The United States is on track to install 24.4 GW this year, an increase of nearly 24 percent over last year.
Solar had a record-setting Q1 2021 and accounted for 58 percent of all new electric capacity additions in the United States. Renewable energy accounted for nearly 100 percent of all new electric capacity in Q1.
Abigail Ross Hopper, president and CEO of SEIA, said: “While we’re poised for more growth, we must accelerate solar and storage deployment to address the climate crisis and reach President Joe Biden’s ambitious clean energy goals.”
The U.S. solar industry installed 5 GW of new capacity in Q1 2021, a new Q1 record and a 46 percent increase over Q1 2020. The utility-scale sector accounts for a majority of these installations, with a Q1 record of 3.6 GW. Residential solar sales continued to grow, with the sector adding 905 megawatts (MW) in Q1 2021, an 11 percent increase over the same period last year.
The commercial sector grew by 19 percent from Q1 2020 and the community solar sector declined 15 percent from Q1 2020.
Texas led all states with 1.52 GW of new solar capacity in Q1, more than it added in all of 2019 and three times more than any other state. Indiana, Virginia, Michigan, and Iowa were among the top 10 solar states this quarter.
According to forecasts from Wood Mackenzie, the solar Investment Tax Credit (ITC) will continue to be highly influential and will drive record growth and investment over the next three years. The forecast calls for 160 GW of solar capacity to be installed from 2021 to 2026, bringing total installed photovoltaic solar capacity to more than 250 GW by the end of 2026.
The report reflects both robust demand from utilities and corporations seeking to meet greenhouse gas reduction goals and declining costs for the technology that has made it competitive with power generated from fossil fuels, CNBC reported.
The sector’s growth has also benefited from a long-standing generous federal tax credit for solar energy systems that the administration of President Joe Biden wants Congress to extend by a decade as part of its push to address climate change by investing in clean energy.

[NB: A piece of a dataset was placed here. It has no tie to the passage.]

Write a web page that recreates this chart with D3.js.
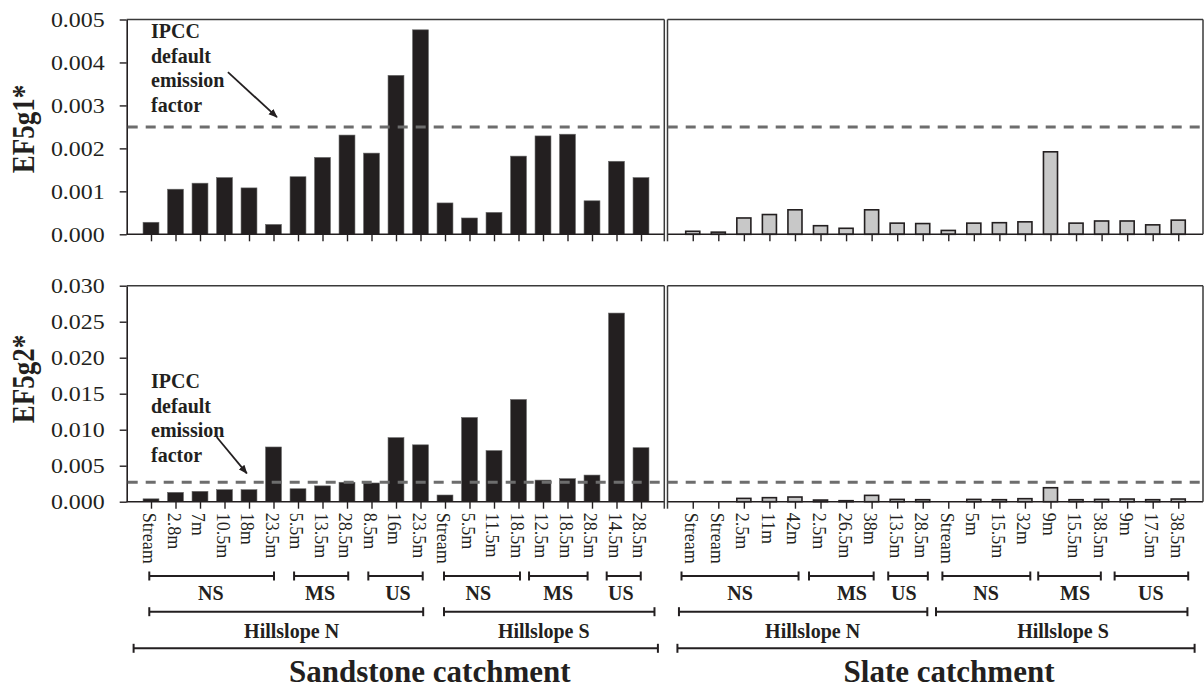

Projects for utilities and other big customers made up nearly three-quarters of the total in the first quarter. That segment of the market has a contracted pipeline of projects nearing 77 gigawatts.
The utility-scale sector would see dramatic gains from Biden’s clean energy proposals, the report said. But it also faces major challenges from soaring raw material and shipping costs.
Builders of solar projects are also experiencing a tight labor market that could become more constrained if federal incentives are linked to new labor requirements around wages or other benefits as the Biden administration has proposed.
Solar project developers have tried to renegotiate existing contracts because of the price pressure, but so far have not been very successful because of the competitive market for solar, the report said.
The impact of the supply chain squeeze will be more evident when the industry reports its second-quarter results, SEIA President Abigail Ross Hopper said in an interview to CNBC.